Tuesday, July 05, 2005

Yeah, THAT'll Sway Red-State Voters

I'm telling you, as hopelessly hapless as elected Republicans are, the Democrats are still making it damn near impossible for them to fumble away this Supreme Court opening:

Leading Senate Judiciary Democrat Charles Schumer said Sunday that he intends to make gay marriage an issue in the upcoming confirmation battle over President Bush's pick to replace retiring Supreme Court Justice Sandra Day O'Connor.

"All questions are legitimate," Schumer told ABC's This Week. "What is your view on Roe v. Wade? What is your view on gay marriage?"

"They are going to try to get away with the idea that we're not going to know their views," Schumer complained. "But that's not going to work." [emphasis added]

By which he means, "When the President's nominee refuses to answer those clearly out-of-bounds questions, that'll be our filibuster hook." As no less an authority than Senator John Cornyn (R-TX) writes today, neither of Bill Clinton's SCOTUS picks (Justices Ginsberg and Breyer) were confronted with any such pre-emptive litmus testing:

Once President Bush announces his nominee, a campaign of character assassination could quickly ensue. In addition, many Senate observers expect that the President's opponents will insist on violating Senate tradition and judicial ethics requirements, by demanding that the nominee satisfy a variety of litmus tests and explain how he or she would rule in a variety of hypothetical cases.

Yet it was not long ago that senators agreed that litmus tests and forced promises to politicians present serious dangers to judicial independence and the rule of law. The Senate overwhelmingly confirmed President Clinton’s nominees to the Supreme Court, Ruth Bader Ginsburg and Stephen Breyer, after they repeatedly upheld judicial tradition and ethics by refusing to answer questions about how they would rule in specific cases. Indeed, as Justice Ginsburg herself noted just a few years ago, “in accord with a longstanding norm, every Member of this Court declined to furnish such information to theSenate . . . . [T]he line each of us drew in response to preconfirmation questioning . . . is crucial to the health of the Federal Judiciary. . . . When a nominee] promises to rule a certain way on an issue that may later reach the courts, the potential for due process violations is grave and manifest.”

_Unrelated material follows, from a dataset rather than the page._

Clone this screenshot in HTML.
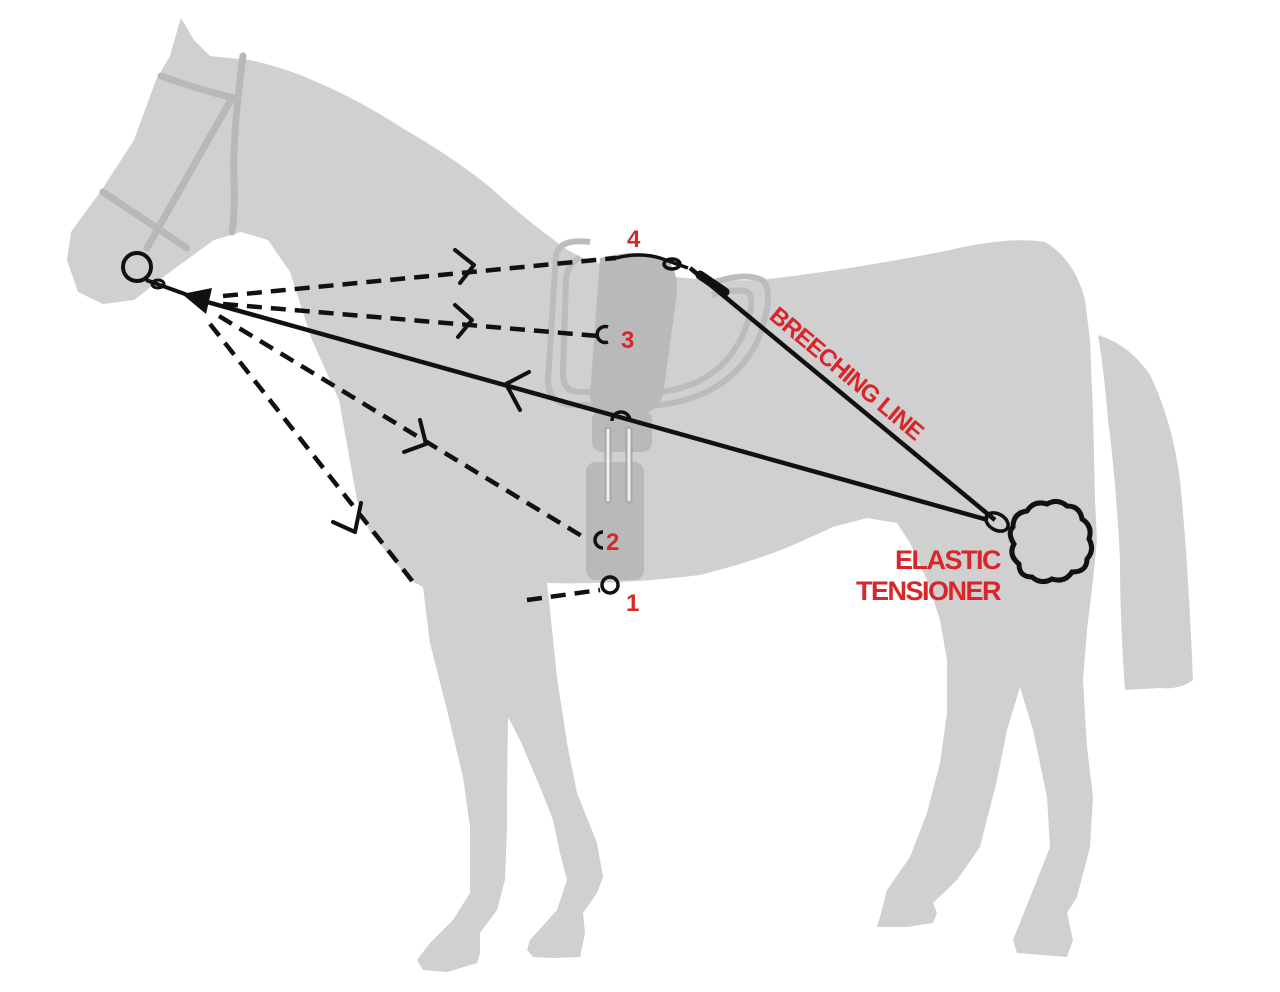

Why is Chucky brazenly blowing Senate tradition and respect for judicial ethics requirements out the nearest airlock? Simply - he, like the rest of his party, is not concerned in the slightest about publicly conceding that he considers the SCOTUS a political instrument by which his party can maintain its rule over the country despite its decline from national electoral competitiveness.

This is, in other words, just another political campaign to the Donks, and they will conduct themselves accordingly.

Of course, this makes Schumer's elevation of sodomarriage to parity with his party's child sacrifice rite all the more astonishing for its stubborn political tin-earedness:

The [New York] Democrat's mention of same-sex marriage in the same breath as his party's primary litmus test issue, abortion, raised a few eyebrows.

"How does he suddenly have the chutzpah to ask that as a litmus question when he himself opposes it?" WABC Radio host Curtis Sliwa wondered Tuesday morning.

Schumer came out against gay marriage in 2004, after New Paltz, NY, Mayor Jason West performed nearly two dozen same-sex unions.

As a congressman in 1996, Schumer voted for the Defense of Marriage Act, which authorizes states not to recognize same-sex unions from other jurisdictions.
There were eleven pro-marriage ballot measures around the country in last November's election - every last one of them passed by margins ranging from comfortable to crushing, in red states and blue states alike. It is arguable that the galloping judicial overreach that flared up the sodomarriage issue in 2003 was decisive in costing the Dems their shot at denying George W. Bush a second term. While the center of public opinion has been drifting slowly but steadily rightward over the past decade (at least), on homomatrimony there is no drift because public opinion was and is vehemently opposed, particularly to having it, well, "deep-throated" on us by unelected robed overlords.

The public might, er, "swallow" civil union statutes here and there, but sodomarriage is a political non-starter, as Schumer's own actions of just a year ago amply illustrate.

And yet now he says that he and his colleagues are going to make it a cause celebre in the upcoming confirmation hearings, and part of the grounds for the inevitable filibuster to follow.

If you ever had any lingering doubts about who calls the shots in today's Democrat Party, this story alone should, um, "lay" them to rest.